Much simpler provided that all you need/want is cmdline access.
With the standard ssh functionality you can get by. The only minor thing in that setup is that the log is not recording the user that did clone/sync/pull/push but the fossil owner. I quess that is easy enough to fix. But do use forced commands otherwise people can gain access to the fossil account. If you so wish to prevent logins. Or prevent logins by using the shell /bin/nologin.

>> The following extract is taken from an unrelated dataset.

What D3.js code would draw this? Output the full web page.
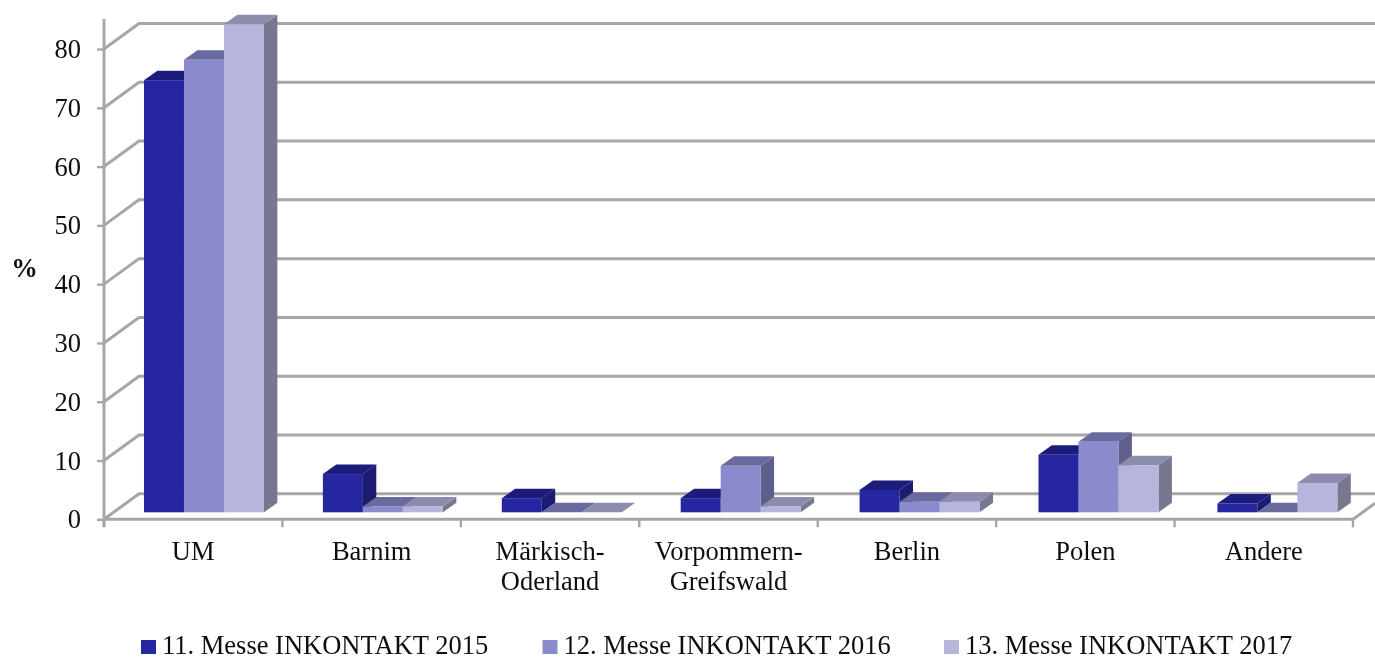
<!DOCTYPE html>
<html><head><meta charset="utf-8">
<script src="https://cdn.jsdelivr.net/npm/d3@7"></script>
<style>
html,body{margin:0;padding:0;background:#fff;overflow:hidden}
text{font-family:"Liberation Serif",serif;fill:#111}
</style></head><body>
<svg id="c" width="1375" height="659"></svg>
<script>
const categories = ["UM","Barnim","Märkisch-\nOderland","Vorpommern-\nGreifswald","Berlin","Polen","Andere"];
const seriesNames = ["11. Messe INKONTAKT 2015","12. Messe INKONTAKT 2016","13. Messe INKONTAKT 2017"];
const values2015 = [73.5,6.5,2.4,2.4,3.8,9.8,1.5];
const values2016 = [77,1,0,7.9,1.8,12,0];
const values2017 = [83,1,0,1,1.8,8,5];
const yTicks = [0,10,20,30,40,50,60,70,80];
const frontColors = ["#2626a0","#8a8acd","#b6b6dd"];
const topColors = ["#1d1d7c","#6a6a9f","#8c8cad"];
const sideColors = ["#1a1a70","#5f5f8c","#77778f"];

const allValues = [values2015,values2016,values2017];
const svg = d3.select("#c");
const defs = svg.append("defs");
defs.append("filter").attr("id","soft").attr("x","-5%").attr("y","-5%").attr("width","110%").attr("height","110%")
  .append("feGaussianBlur").attr("stdDeviation",0.6);
const txtF = defs.append("filter").attr("id","softT");
txtF.append("feGaussianBlur").attr("stdDeviation",0.3);

const y = d3.scaleLinear().domain([0,80]).range([519.3,49]);
const x = d3.scaleBand().domain(categories).range([104,1353]);
const xBars = d3.scaleBand().domain(categories).range([104,1356.3]);
const inner = d3.scaleBand().domain([0,1,2]).range([0,xBars.bandwidth()]).paddingInner(0).paddingOuter(0.736).align(0.679);
const wallDx = 35, wallDy = 25.5, depthDx = 13.4, depthDy = 9.5, floorShift = 7, right = 1375;
const grey = "#a6a6a6";

const g = svg.append("g").attr("filter","url(#soft)");
// back wall
yTicks.forEach(v=>{
  g.append("path").attr("fill","none").attr("stroke",grey).attr("stroke-width",3)
   .attr("d",d3.line()([[104,y(v)],[104+wallDx,y(v)-wallDy],[right,y(v)-wallDy]]));
});
g.append("path").attr("fill","none").attr("stroke",grey).attr("stroke-width",3)
   .attr("d",d3.line()([[1353,y(0)],[right,y(0)-16]]));

// axes
const axL = g.append("g").attr("transform","translate(104,0)")
  .call(d3.axisLeft(y).tickValues(yTicks).tickSize(7).tickPadding(5).tickFormat(""));
axL.select(".domain").remove();
axL.selectAll("line").attr("stroke",grey).attr("stroke-width",2.4);
g.append("line").attr("x1",104).attr("x2",104).attr("y1",19).attr("y2",527).attr("stroke",grey).attr("stroke-width",3);
const axB = g.append("g").attr("transform",`translate(0,${y(0)})`)
  .call(d3.axisBottom(x).tickSize(0).tickFormat(""));
axB.select(".domain").attr("stroke",grey).attr("stroke-width",3).attr("d",`M104,0H1353`);
axB.selectAll(".tick").remove();
const edges = [...categories.map(c=>x(c)), 1353];
g.selectAll(".xt").data(edges).join("line").attr("class","xt")
  .attr("x1",d=>d).attr("x2",d=>d).attr("y1",y(0)).attr("y2",y(0)+8)
  .attr("stroke",grey).attr("stroke-width",2.4);

// bars
const w = inner.bandwidth();
categories.forEach((c,ci)=>{
  [0,1,2].forEach(s=>{
    const v = allValues[s][ci];
    const x0 = xBars(c)+inner(s), x1 = x0+w;
    const b = y(0)-floorShift, t = y(v)-floorShift;
    const bar = g.append("g");
    bar.append("path").attr("fill",sideColors[s])
      .attr("d",d3.line()([[x1,t],[x1+depthDx,t-depthDy],[x1+depthDx,b-depthDy],[x1,b]])+"Z");
    bar.append("path").attr("fill",topColors[s])
      .attr("d",d3.line()([[x0,t],[x0+depthDx,t-depthDy],[x1+depthDx,t-depthDy],[x1,t]])+"Z");
    bar.append("rect").attr("x",x0).attr("y",t).attr("width",w).attr("height",Math.max(b-t,0)).attr("fill",frontColors[s]);
  });
});

// text
const T = svg.append("g").attr("filter","url(#softT)");
const fs = 26.5;
yTicks.forEach(v=>{
  T.append("text").attr("x",81).attr("y",y(v)+9).attr("text-anchor","end").attr("font-size",fs).text(v);
});
categories.forEach(c=>{
  c.split("\n").forEach((ln,i)=>{
    T.append("text").attr("x",x(c)+x.bandwidth()/2).attr("y",560+i*30).attr("text-anchor","middle").attr("font-size",fs).text(ln);
  });
});
T.append("text").attr("x",24.5).attr("y",277).attr("text-anchor","middle").attr("font-size",fs).attr("font-weight","bold").text("%");
const legendX = d3.scalePoint().domain(seriesNames).range([141,944]);
seriesNames.forEach((n,i)=>{
  g.append("rect").attr("x",legendX(n)).attr("y",640).attr("width",15).attr("height",14).attr("fill",frontColors[i]);
  T.append("text").attr("x",legendX(n)+21).attr("y",653.5).attr("font-size",fs).text(n);
});
</script></body></html>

I have been looking at abusing the current ssh where users are elevated to the highest user level within fossil. I found it surprisingly difficult to get the tunnels to setup and talk to the fossil process I thought of socat but that is not something you pick of the net and use :-(.

If your ssh package is flawed  (You have a much bigger problem)
or an unauthorized person got a hold of a ssh key
or you have a rogue user
(in al 3 cases they have access to test-http) I assume(BUT CAN NOT PROVE) that it is possible to look at the fossil source and craft a package that could rearrange your setup over ssh. Why someone would want that is beyond me! (AGAIN it is very possible that I'm completely wrong here!)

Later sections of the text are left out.